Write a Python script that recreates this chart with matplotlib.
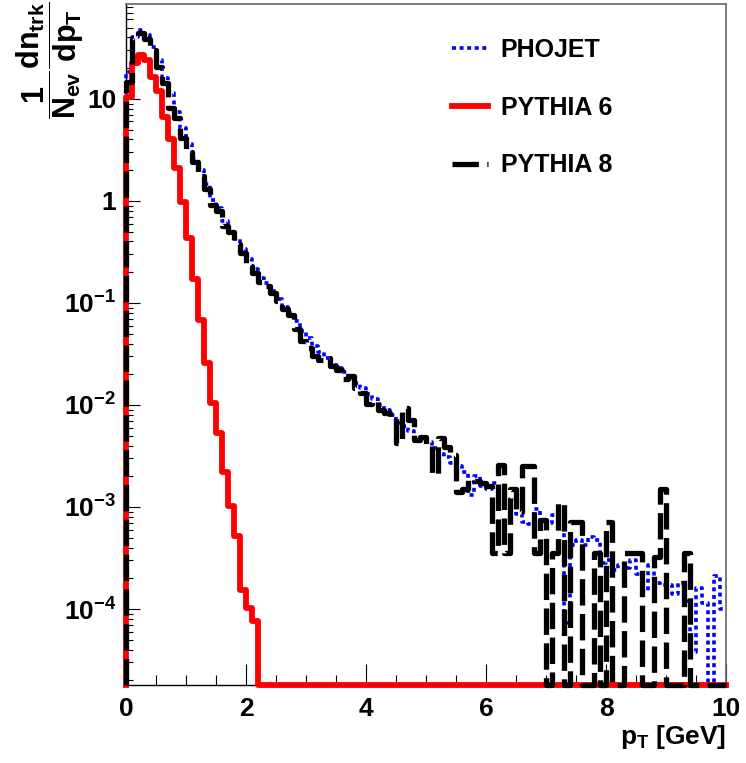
import numpy as np
import matplotlib
matplotlib.use("Agg")
import matplotlib.pyplot as plt
from matplotlib.ticker import NullFormatter, MultipleLocator

plt.rcParams['font.family'] = ['Liberation Sans', 'DejaVu Sans']
plt.rcParams['font.weight'] = 'bold'
plt.rcParams['mathtext.fontset'] = 'custom'
plt.rcParams['mathtext.rm'] = 'Liberation Sans:bold'
plt.rcParams['mathtext.it'] = 'Liberation Sans:bold'
plt.rcParams['mathtext.bf'] = 'Liberation Sans:bold'
plt.rcParams['mathtext.sf'] = 'Liberation Sans:bold'

# 100 bins of 0.1 GeV from 0 to 10
bin_edges = np.linspace(0, 10, 101)

phojet = [
    18.4, 40, 47, 42, 32, 24, 16, 11.5, 7.5, 5.2,
    3.6, 2.6, 2.0, 1.45, 1.02, 0.85, 0.64, 0.52, 0.42, 0.34,
    0.27, 0.215, 0.175, 0.155, 0.13, 0.11, 0.092, 0.079, 0.066, 0.053,
    0.045, 0.038, 0.033, 0.029, 0.026, 0.023, 0.021, 0.0185, 0.0165, 0.0145,
    0.0128, 0.0115, 0.0100, 0.0090, 0.0080, 0.0066, 0.0062, 0.0055, 0.0046, 0.0044,
    0.0043, 0.0038, 0.0033, 0.0031, 0.0027, 0.0025, 0.0022, 0.0013, 0.0020, 0.0016,
    0.0015, 0.0017, 0.0013, 0.0011, 0.0012, 0.00085, 0.00072, 0.00068, 0.00095, 0.00075,
    0.0007, 0.00083, 0.0009, 0.000073, 0.00042, 0.00047, 0.00042, 0.00051, 0.00047, 0.00028,
    0.0003, 0.00024, 0.00027, 0.00025, 0.0003, 0.00022, 0.00015, 0.00027, 0.00018, 0.00017,
    0.00017, 0.00014, 0.00018, 0.00012, 0.000038, 0.00016, 0.000115, 0.0, 0.00021, 0.0001,
]

pythia6 = [
    10.5, 22.5, 27, 24, 16.4, 11.8, 6.7, 4.0, 2.1, 0.98,
    0.43, 0.17, 0.068, 0.026, 0.0105, 0.0053, 0.0022, 0.00102, 0.00052, 0.000153,
    0.000102, 0.000076, 0, 0, 0, 0, 0, 0, 0, 0,
    0, 0, 0, 0, 0, 0, 0, 0, 0, 0,
    0, 0, 0, 0, 0, 0, 0, 0, 0, 0,
    0, 0, 0, 0, 0, 0, 0, 0, 0, 0,
    0, 0, 0, 0, 0, 0, 0, 0, 0, 0,
    0, 0, 0, 0, 0, 0, 0, 0, 0, 0,
    0, 0, 0, 0, 0, 0, 0, 0, 0, 0,
    0, 0, 0, 0, 0, 0, 0, 0, 0, 0,
]

pythia8 = [
    14.7, 39.6, 44.4, 38.7, 30.2, 20.7, 14.3, 8.2, 6.5, 4.15,
    3.0, 2.4, 1.76, 1.31, 0.91, 0.80, 0.57, 0.50, 0.38, 0.31,
    0.23, 0.197, 0.16, 0.146, 0.126, 0.105, 0.087, 0.076, 0.055, 0.042,
    0.036, 0.030, 0.0276, 0.029, 0.024, 0.022, 0.018, 0.019, 0.0145, 0.013,
    0.0102, 0.011, 0.0090, 0.0083, 0.0075, 0.0042, 0.0093, 0.0071, 0.0045, 0.0049,
    0.0041, 0.0021, 0.0047, 0.0039, 0.0032, 0.0014, 0.0015, 0.0019, 0.0018, 0.0017,
    0.0016, 0.00035, 0.0026, 0.00035, 0.0015, 0.0009, 0.0025, 0.0025, 0.00035, 0.00075,
    0, 0.00035, 0.0011, 0, 0.00072, 0.00072, 0, 0, 0.00035, 0,
    0.00072, 0, 0, 0.00035, 0.00035, 0.00035, 0, 0, 0.00032, 0.0015,
    0, 0, 0, 0.00035, 0, 0, 0, 0, 0, 0,
]

labels = ["PHOJET", "PYTHIA 6", "PYTHIA 8"]

ymin, ymax = 1.8e-5, 85


def step_xy(vals):
    # ROOT-like outline: rise from the frame bottom at x=0, empty bins at the bottom
    v = np.asarray(vals, dtype=float)
    v = np.where(v > 0, v, ymin)
    x = np.concatenate([[bin_edges[0]], bin_edges])
    y = np.concatenate([[ymin], v, [v[-1]]])
    return x, y


fig = plt.figure(figsize=(7.46, 7.63), dpi=100)
ax = fig.add_axes([126 / 746, 1 - 685 / 763, 600 / 746, 681 / 763])

x, y = step_xy(phojet)
ax.plot(x, y, drawstyle='steps-post', color='#0000ff', lw=2.6,
        dashes=(1.1, 1.0), dash_capstyle='butt', clip_on=False, zorder=3, label=labels[0])
x, y = step_xy(pythia6)
ax.plot(x, y, drawstyle='steps-post', color='#ff0000', lw=4.2,
        clip_on=False, zorder=4, label=labels[1])
x, y = step_xy(pythia8)
ax.plot(x, y, drawstyle='steps-post', color='black', lw=3.8,
        dashes=(5.0, 1.6), clip_on=False, zorder=5, label=labels[2])

ax.set_yscale('log')
ax.set_xlim(0, 10)
ax.set_ylim(ymin, ymax)

ax.set_xticks([0, 2, 4, 6, 8, 10])
ax.xaxis.set_minor_locator(MultipleLocator(0.5))
ax.set_yticks([1e-4, 1e-3, 1e-2, 1e-1, 1, 10])
ax.set_yticklabels([r'$10^{-4}$', r'$10^{-3}$', r'$10^{-2}$', r'$10^{-1}$', '1', '10'])
ax.yaxis.set_minor_formatter(NullFormatter())

ax.tick_params(axis='both', which='both', direction='in', top=False, right=False,
               width=0.8, labelsize=19)
ax.tick_params(axis='x', which='major', length=15, pad=9)
ax.tick_params(axis='x', which='minor', length=7)
ax.tick_params(axis='y', which='major', length=10, pad=7)
ax.tick_params(axis='y', which='minor', length=5)
for lab in ax.get_xticklabels() + ax.get_yticklabels():
    lab.set_fontweight('bold')

for side in ['left', 'bottom']:
    ax.spines[side].set_linewidth(1.0)
for side in ['top', 'right']:
    ax.spines[side].set_linewidth(1.2)
    ax.spines[side].set_color('0.4')

leg = ax.legend(loc='upper left', bbox_to_anchor=(452 / 746, 1 - 38 / 763),
                bbox_transform=fig.transFigure, frameon=False, fontsize=18,
                handlelength=1.45, handletextpad=0.5, labelspacing=1.35,
                borderpad=0, borderaxespad=0)
for t in leg.get_texts():
    t.set_fontweight('bold')

fig.text(50 / 746, 1 - 60 / 763, r'$\dfrac{1}{N_{ev}}\dfrac{dn_{trk}}{dp_{T}}$',
         rotation=90, ha='center', va='center', fontsize=22)
fig.text(726 / 746, 1 - 737 / 763, r'$p_{T}$ [GeV]', ha='right', va='center',
         fontsize=19, fontweight='bold')

fig.savefig('out.png', dpi=100)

------------------------------------

Repeat the listing in full and exactly. Leave any pictures out.

### Correct result:
Write a Python script that recreates this chart with matplotlib.
import numpy as np
import matplotlib
matplotlib.use("Agg")
import matplotlib.pyplot as plt
from matplotlib.ticker import NullFormatter, MultipleLocator

plt.rcParams['font.family'] = ['Liberation Sans', 'DejaVu Sans']
plt.rcParams['font.weight'] = 'bold'
plt.rcParams['mathtext.fontset'] = 'custom'
plt.rcParams['mathtext.rm'] = 'Liberation Sans:bold'
plt.rcParams['mathtext.it'] = 'Liberation Sans:bold'
plt.rcParams['mathtext.bf'] = 'Liberation Sans:bold'
plt.rcParams['mathtext.sf'] = 'Liberation Sans:bold'

# 100 bins of 0.1 GeV from 0 to 10
bin_edges = np.linspace(0, 10, 101)

phojet = [
    18.4, 40, 47, 42, 32, 24, 16, 11.5, 7.5, 5.2,
    3.6, 2.6, 2.0, 1.45, 1.02, 0.85, 0.64, 0.52, 0.42, 0.34,
    0.27, 0.215, 0.175, 0.155, 0.13, 0.11, 0.092, 0.079, 0.066, 0.053,
    0.045, 0.038, 0.033, 0.029, 0.026, 0.023, 0.021, 0.0185, 0.0165, 0.0145,
    0.0128, 0.0115, 0.0100, 0.0090, 0.0080, 0.0066, 0.0062, 0.0055, 0.0046, 0.0044,
    0.0043, 0.0038, 0.0033, 0.0031, 0.0027, 0.0025, 0.0022, 0.0013, 0.0020, 0.0016,
    0.0015, 0.0017, 0.0013, 0.0011, 0.0012, 0.00085, 0.00072, 0.00068, 0.00095, 0.00075,
    0.0007, 0.00083, 0.0009, 0.000073, 0.00042, 0.00047, 0.00042, 0.00051, 0.00047, 0.00028,
    0.0003, 0.00024, 0.00027, 0.00025, 0.0003, 0.00022, 0.00015, 0.00027, 0.00018, 0.00017,
    0.00017, 0.00014, 0.00018, 0.00012, 0.000038, 0.00016, 0.000115, 0.0, 0.00021, 0.0001,
]

pythia6 = [
    10.5, 22.5, 27, 24, 16.4, 11.8, 6.7, 4.0, 2.1, 0.98,
    0.43, 0.17, 0.068, 0.026, 0.0105, 0.0053, 0.0022, 0.00102, 0.00052, 0.000153,
    0.000102, 0.000076, 0, 0, 0, 0, 0, 0, 0, 0,
    0, 0, 0, 0, 0, 0, 0, 0, 0, 0,
    0, 0, 0, 0, 0, 0, 0, 0, 0, 0,
    0, 0, 0, 0, 0, 0, 0, 0, 0, 0,
    0, 0, 0, 0, 0, 0, 0, 0, 0, 0,
    0, 0, 0, 0, 0, 0, 0, 0, 0, 0,
    0, 0, 0, 0, 0, 0, 0, 0, 0, 0,
    0, 0, 0, 0, 0, 0, 0, 0, 0, 0,
]

pythia8 = [
    14.7, 39.6, 44.4, 38.7, 30.2, 20.7, 14.3, 8.2, 6.5, 4.15,
    3.0, 2.4, 1.76, 1.31, 0.91, 0.80, 0.57, 0.50, 0.38, 0.31,
    0.23, 0.197, 0.16, 0.146, 0.126, 0.105, 0.087, 0.076, 0.055, 0.042,
    0.036, 0.030, 0.0276, 0.029, 0.024, 0.022, 0.018, 0.019, 0.0145, 0.013,
    0.0102, 0.011, 0.0090, 0.0083, 0.0075, 0.0042, 0.0093, 0.0071, 0.0045, 0.0049,
    0.0041, 0.0021, 0.0047, 0.0039, 0.0032, 0.0014, 0.0015, 0.0019, 0.0018, 0.0017,
    0.0016, 0.00035, 0.0026, 0.00035, 0.0015, 0.0009, 0.0025, 0.0025, 0.00035, 0.00075,
    0, 0.00035, 0.0011, 0, 0.00072, 0.00072, 0, 0, 0.00035, 0,
    0.00072, 0, 0, 0.00035, 0.00035, 0.00035, 0, 0, 0.00032, 0.0015,
    0, 0, 0, 0.00035, 0, 0, 0, 0, 0, 0,
]

labels = ["PHOJET", "PYTHIA 6", "PYTHIA 8"]

ymin, ymax = 1.8e-5, 85


def step_xy(vals):
    # ROOT-like outline: rise from the frame bottom at x=0, empty bins at the bottom
    v = np.asarray(vals, dtype=float)
    v = np.where(v > 0, v, ymin)
    x = np.concatenate([[bin_edges[0]], bin_edges])
    y = np.concatenate([[ymin], v, [v[-1]]])
    return x, y


fig = plt.figure(figsize=(7.46, 7.63), dpi=100)
ax = fig.add_axes([126 / 746, 1 - 685 / 763, 600 / 746, 681 / 763])

x, y = step_xy(phojet)
ax.plot(x, y, drawstyle='steps-post', color='#0000ff', lw=2.6,
        dashes=(1.1, 1.0), dash_capstyle='butt', clip_on=False, zorder=3, label=labels[0])
x, y = step_xy(pythia6)
ax.plot(x, y, drawstyle='steps-post', color='#ff0000', lw=4.2,
        clip_on=False, zorder=4, label=labels[1])
x, y = step_xy(pythia8)
ax.plot(x, y, drawstyle='steps-post', color='black', lw=3.8,
        dashes=(5.0, 1.6), clip_on=False, zorder=5, label=labels[2])

ax.set_yscale('log')
ax.set_xlim(0, 10)
ax.set_ylim(ymin, ymax)

ax.set_xticks([0, 2, 4, 6, 8, 10])
ax.xaxis.set_minor_locator(MultipleLocator(0.5))
ax.set_yticks([1e-4, 1e-3, 1e-2, 1e-1, 1, 10])
ax.set_yticklabels([r'$10^{-4}$', r'$10^{-3}$', r'$10^{-2}$', r'$10^{-1}$', '1', '10'])
ax.yaxis.set_minor_formatter(NullFormatter())

ax.tick_params(axis='both', which='both', direction='in', top=False, right=False,
               width=0.8, labelsize=19)
ax.tick_params(axis='x', which='major', length=15, pad=9)
ax.tick_params(axis='x', which='minor', length=7)
ax.tick_params(axis='y', which='major', length=10, pad=7)
ax.tick_params(axis='y', which='minor', length=5)
for lab in ax.get_xticklabels() + ax.get_yticklabels():
    lab.set_fontweight('bold')

for side in ['left', 'bottom']:
    ax.spines[side].set_linewidth(1.0)
for side in ['top', 'right']:
    ax.spines[side].set_linewidth(1.2)
    ax.spines[side].set_color('0.4')

leg = ax.legend(loc='upper left', bbox_to_anchor=(452 / 746, 1 - 38 / 763),
                bbox_transform=fig.transFigure, frameon=False, fontsize=18,
                handlelength=1.45, handletextpad=0.5, labelspacing=1.35,
                borderpad=0, borderaxespad=0)
for t in leg.get_texts():
    t.set_fontweight('bold')

fig.text(50 / 746, 1 - 60 / 763, r'$\dfrac{1}{N_{ev}}\dfrac{dn_{trk}}{dp_{T}}$',
         rotation=90, ha='center', va='center', fontsize=22)
fig.text(726 / 746, 1 - 737 / 763, r'$p_{T}$ [GeV]', ha='right', va='center',
         fontsize=19, fontweight='bold')

fig.savefig('out.png', dpi=100)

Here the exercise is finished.